In that earlier article, I argued that DHT-clients should cache their DHT peers between sessions. Those peers aren’t guaranteed to be online the next time your client tries to join the network. However, P2P clients typically make hundreds of connections to the DHT swarm.

This method would reduce clients’ reliance on bootstrapping servers and help maintain the network in the event of an intentional or unintentional service outage. As a bonus, it could speed up the process of rejoining the DHT swarm.

P2P clients that frequently communicate with the same peers in a topic swarm — e.g. for social networks, chat, and file syncing apps — are also needlessly dependent on the peer discovery systems. E.g. your laptop shouldn’t need to rediscover how to connect to your home-PC every time it wants to sync folders between them over Syncthing. P2P apps can simply cache the discovered peer connection information for peers it frequently communicates with.

Don’t get me wrong: peer discovery systems and their bootstrapping servers are needed to facilitate the initial introductions and connections across the internet. However, there’s no need for P2P clients to rediscover the same known peers every time you start the app.

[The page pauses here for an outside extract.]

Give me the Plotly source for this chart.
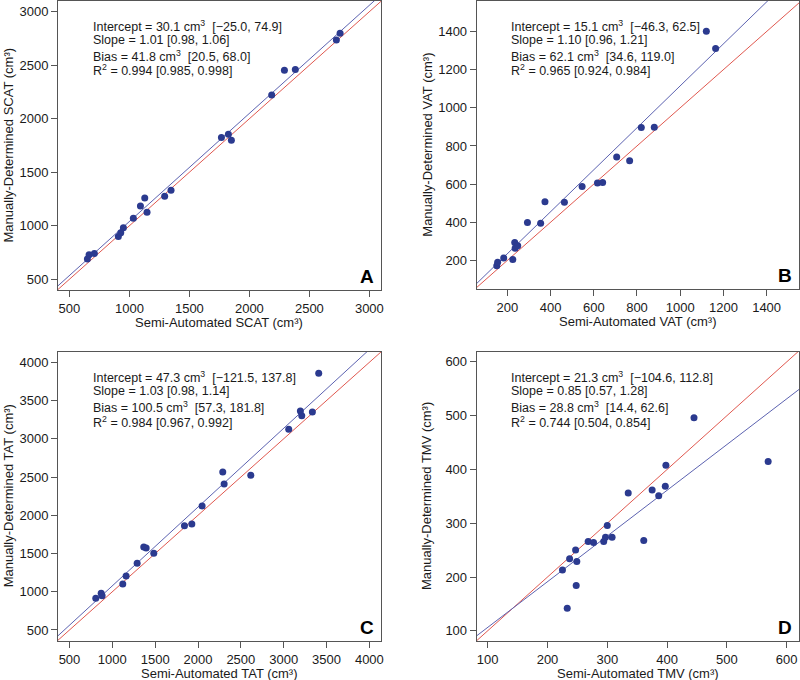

The cached connection information can go stale over time as devices roam between networks. Most operating systems also rotate their IPv6 addresses daily for privacy reasons. It’s enough that one of the peers that want to communicate with another knows the other peer’s current connection details. As a bonus, caching peer connection information can speed up peer reconnects between sessions.

I’ve looked into this aspect of a dozen P2P apps that regularly communicate with the same peers; including Syncthing, Jami (formerly GNU Ring), Resilio Sync (formerly BitTorrent Sync), Dat, Technitium Mesh, RetroShare, git helpers, and others. Only Resilio Sync and RetroShare cache peer connection information between sessions. I’ve raised a proposal for Syncthing to implement this too.

I find it particularly noteworthy that Resilio Sync has implemented peer connection caching. Resilio Sync was formerly developed under the name BitTorrent Sync by BitTorrent Inc before it was spun out as a separate company. It has developed P2P software since and their engineers should know a thing or two about operating peer discovery services and building redundancy into distributed networks.

Out of the above list, Resilio Sync is also the only proprietary client. It has a paid subscription service. The software must work to the greatest extent possible, even during a service outage, or the company will lose paying customers. Caching peer connection details is a simple way to make P2P apps more robust. At least for clients that frequently communicate with the same peers.

Developers of P2P applications like file sync, chat, and gossip networks already know that each peer is likely to communicate with the same peers from session to session. It’s a no-brainer to decide to implement peer connection caching. However, these use cases also exist in more general-purpose P2P applications like Dat, Hypercore, IPFS, and BitTorrent. Apps can analyze connection patterns and make decisions to cache certain peers that the client frequently exchanges data with.